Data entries
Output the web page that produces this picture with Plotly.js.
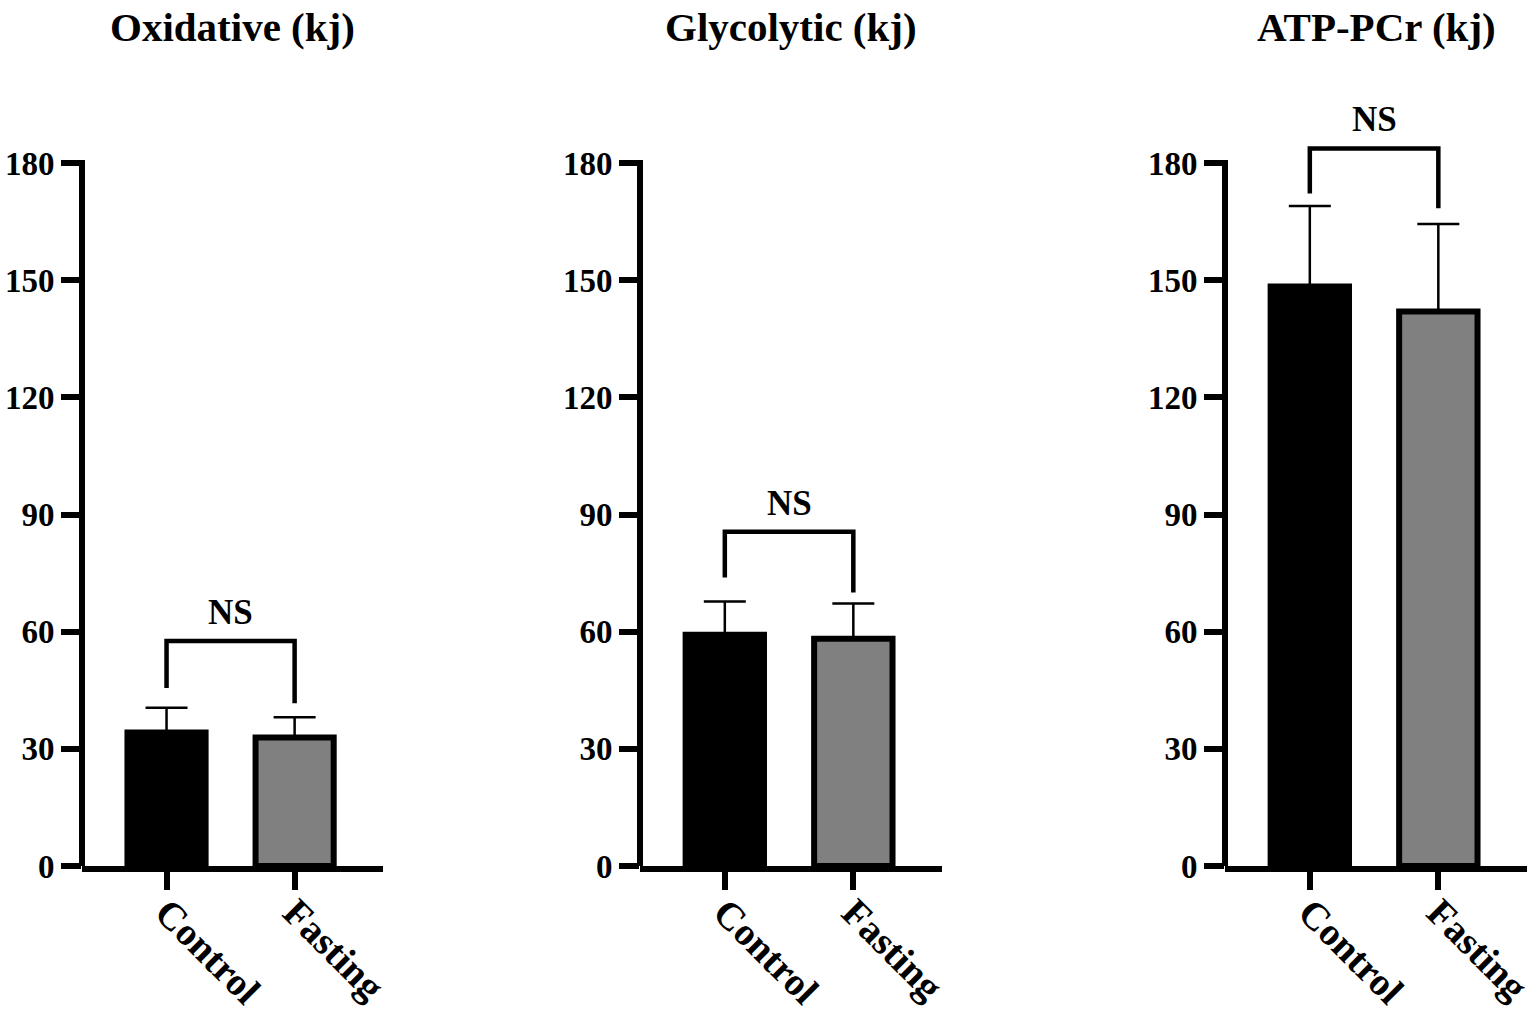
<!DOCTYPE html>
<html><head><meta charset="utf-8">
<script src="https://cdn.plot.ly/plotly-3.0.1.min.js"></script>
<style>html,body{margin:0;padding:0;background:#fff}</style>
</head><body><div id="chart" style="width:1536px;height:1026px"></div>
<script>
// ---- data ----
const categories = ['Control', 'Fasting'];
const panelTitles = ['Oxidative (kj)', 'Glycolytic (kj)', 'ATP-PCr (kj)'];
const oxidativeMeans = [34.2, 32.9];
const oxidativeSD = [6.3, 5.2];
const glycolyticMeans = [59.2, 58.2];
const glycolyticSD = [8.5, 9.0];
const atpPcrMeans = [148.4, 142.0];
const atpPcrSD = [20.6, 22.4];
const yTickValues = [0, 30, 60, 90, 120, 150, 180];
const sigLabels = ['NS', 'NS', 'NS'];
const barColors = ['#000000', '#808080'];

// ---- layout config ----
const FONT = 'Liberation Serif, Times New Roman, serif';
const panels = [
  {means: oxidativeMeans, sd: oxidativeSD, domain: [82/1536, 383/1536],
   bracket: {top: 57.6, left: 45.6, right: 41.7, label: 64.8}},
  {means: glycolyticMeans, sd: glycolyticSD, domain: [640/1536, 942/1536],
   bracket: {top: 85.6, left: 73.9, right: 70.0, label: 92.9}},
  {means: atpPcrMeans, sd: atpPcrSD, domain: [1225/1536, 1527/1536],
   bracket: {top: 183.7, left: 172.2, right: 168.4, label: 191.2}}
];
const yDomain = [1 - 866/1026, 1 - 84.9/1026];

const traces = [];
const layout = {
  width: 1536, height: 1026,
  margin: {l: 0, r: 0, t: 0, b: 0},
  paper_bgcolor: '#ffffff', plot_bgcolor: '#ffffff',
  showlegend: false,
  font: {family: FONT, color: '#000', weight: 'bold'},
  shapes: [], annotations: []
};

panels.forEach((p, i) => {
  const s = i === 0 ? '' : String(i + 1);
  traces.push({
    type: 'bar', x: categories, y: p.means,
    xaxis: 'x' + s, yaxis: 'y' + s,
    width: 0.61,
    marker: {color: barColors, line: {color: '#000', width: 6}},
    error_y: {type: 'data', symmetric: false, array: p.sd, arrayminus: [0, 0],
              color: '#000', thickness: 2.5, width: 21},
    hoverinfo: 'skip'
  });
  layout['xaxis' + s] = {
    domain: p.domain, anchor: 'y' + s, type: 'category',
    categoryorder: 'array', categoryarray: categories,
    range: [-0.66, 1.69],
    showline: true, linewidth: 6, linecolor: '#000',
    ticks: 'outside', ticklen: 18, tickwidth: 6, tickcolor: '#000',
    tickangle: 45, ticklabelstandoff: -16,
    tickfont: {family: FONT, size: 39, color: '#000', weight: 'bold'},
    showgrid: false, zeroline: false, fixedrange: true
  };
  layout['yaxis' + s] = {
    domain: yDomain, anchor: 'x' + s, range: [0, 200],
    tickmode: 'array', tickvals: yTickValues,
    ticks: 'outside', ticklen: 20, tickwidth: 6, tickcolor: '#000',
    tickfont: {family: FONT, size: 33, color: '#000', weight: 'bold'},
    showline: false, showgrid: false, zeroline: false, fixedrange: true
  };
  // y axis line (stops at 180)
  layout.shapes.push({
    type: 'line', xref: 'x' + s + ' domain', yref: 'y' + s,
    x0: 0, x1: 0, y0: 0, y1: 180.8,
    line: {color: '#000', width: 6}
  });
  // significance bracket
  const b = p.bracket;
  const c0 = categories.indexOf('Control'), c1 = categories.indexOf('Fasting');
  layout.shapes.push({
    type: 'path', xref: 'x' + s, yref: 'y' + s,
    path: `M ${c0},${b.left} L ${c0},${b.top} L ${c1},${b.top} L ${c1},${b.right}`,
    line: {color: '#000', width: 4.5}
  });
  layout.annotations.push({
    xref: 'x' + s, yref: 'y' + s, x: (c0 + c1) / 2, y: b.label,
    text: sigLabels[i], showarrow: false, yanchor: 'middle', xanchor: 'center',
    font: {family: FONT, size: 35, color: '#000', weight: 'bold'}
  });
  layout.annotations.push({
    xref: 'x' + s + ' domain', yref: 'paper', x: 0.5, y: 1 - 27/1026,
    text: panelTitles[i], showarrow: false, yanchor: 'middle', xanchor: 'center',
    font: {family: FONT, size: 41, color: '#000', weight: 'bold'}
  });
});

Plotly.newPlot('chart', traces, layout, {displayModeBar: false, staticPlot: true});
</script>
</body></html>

==

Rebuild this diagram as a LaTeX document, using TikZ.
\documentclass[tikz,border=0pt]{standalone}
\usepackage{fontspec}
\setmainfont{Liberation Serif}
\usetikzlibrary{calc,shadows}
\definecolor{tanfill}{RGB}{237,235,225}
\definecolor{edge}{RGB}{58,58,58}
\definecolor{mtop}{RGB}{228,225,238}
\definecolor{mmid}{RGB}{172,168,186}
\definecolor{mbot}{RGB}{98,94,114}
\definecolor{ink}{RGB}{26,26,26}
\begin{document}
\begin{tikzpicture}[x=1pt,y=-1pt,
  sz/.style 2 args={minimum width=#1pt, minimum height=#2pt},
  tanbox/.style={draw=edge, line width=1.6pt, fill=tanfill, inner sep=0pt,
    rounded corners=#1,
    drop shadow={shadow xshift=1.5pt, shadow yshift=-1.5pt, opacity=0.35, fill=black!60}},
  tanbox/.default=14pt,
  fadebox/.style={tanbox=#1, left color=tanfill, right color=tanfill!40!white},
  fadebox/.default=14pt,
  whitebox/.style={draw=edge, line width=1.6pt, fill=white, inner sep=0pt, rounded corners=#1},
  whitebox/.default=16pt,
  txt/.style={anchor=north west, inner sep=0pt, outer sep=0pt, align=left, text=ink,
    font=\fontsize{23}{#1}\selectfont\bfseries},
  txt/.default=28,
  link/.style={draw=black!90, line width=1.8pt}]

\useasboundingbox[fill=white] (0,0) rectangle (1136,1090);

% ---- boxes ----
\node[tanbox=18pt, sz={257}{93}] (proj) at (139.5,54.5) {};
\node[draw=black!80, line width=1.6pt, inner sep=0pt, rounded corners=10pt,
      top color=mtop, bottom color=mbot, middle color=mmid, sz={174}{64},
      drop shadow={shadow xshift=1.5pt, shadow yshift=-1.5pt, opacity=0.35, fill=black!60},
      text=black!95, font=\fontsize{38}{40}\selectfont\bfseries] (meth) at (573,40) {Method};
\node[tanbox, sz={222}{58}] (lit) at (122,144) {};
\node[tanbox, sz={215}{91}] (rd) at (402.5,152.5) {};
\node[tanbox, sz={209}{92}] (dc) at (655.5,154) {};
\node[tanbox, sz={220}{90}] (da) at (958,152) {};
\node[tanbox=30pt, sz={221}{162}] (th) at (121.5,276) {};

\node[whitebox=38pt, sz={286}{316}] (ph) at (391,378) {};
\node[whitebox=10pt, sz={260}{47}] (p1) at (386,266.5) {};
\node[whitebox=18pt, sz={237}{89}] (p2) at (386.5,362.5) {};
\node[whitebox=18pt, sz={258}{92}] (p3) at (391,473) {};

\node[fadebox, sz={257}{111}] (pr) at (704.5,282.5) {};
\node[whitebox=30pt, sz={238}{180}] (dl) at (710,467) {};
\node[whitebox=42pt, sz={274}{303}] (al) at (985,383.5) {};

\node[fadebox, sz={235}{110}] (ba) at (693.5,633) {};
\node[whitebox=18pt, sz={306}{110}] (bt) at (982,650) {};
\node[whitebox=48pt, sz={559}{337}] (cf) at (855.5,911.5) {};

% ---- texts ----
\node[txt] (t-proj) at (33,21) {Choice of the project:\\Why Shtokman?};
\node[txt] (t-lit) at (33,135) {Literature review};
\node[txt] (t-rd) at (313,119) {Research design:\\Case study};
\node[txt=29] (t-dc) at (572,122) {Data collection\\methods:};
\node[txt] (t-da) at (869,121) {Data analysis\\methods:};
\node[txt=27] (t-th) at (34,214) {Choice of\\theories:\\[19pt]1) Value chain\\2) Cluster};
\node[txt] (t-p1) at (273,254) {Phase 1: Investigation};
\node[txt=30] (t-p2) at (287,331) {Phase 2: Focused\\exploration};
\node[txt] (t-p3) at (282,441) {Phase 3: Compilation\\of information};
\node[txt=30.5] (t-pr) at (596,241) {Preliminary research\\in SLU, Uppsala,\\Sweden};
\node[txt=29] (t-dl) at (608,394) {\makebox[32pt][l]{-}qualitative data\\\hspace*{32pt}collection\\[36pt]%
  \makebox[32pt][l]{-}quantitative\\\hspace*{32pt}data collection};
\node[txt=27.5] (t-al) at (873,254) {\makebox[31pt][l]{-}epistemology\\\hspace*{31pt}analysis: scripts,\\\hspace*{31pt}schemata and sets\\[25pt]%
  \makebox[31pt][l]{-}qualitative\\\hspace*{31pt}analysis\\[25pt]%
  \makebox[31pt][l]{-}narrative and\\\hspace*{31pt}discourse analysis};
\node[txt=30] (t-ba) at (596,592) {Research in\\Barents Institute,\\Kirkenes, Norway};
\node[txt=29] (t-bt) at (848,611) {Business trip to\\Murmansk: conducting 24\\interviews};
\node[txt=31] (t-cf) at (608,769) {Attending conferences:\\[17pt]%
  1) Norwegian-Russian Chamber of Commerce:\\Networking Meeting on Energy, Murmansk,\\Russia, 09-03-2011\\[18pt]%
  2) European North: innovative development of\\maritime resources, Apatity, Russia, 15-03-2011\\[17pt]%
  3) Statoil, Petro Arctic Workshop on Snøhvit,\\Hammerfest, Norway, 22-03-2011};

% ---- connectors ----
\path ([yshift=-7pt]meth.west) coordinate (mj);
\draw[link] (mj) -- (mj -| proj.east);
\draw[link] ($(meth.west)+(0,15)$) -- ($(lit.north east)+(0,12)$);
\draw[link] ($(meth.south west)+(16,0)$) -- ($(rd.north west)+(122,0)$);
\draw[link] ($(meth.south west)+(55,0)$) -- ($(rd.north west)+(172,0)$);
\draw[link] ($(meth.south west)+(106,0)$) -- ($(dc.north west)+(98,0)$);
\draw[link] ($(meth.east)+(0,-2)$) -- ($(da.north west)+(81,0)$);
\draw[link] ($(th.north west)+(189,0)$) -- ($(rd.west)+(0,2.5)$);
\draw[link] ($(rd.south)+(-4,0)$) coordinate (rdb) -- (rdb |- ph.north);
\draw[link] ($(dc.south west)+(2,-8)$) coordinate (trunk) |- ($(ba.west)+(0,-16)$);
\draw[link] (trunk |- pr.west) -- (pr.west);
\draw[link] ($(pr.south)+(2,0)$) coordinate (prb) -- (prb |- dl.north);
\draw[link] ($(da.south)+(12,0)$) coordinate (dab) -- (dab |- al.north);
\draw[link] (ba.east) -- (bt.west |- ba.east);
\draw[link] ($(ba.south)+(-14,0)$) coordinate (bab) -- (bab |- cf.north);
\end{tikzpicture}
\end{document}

> _Problem to work on_:
In the data above, count the lines where the word "this" appears; reply with the number only.

> _Exercise response_:
2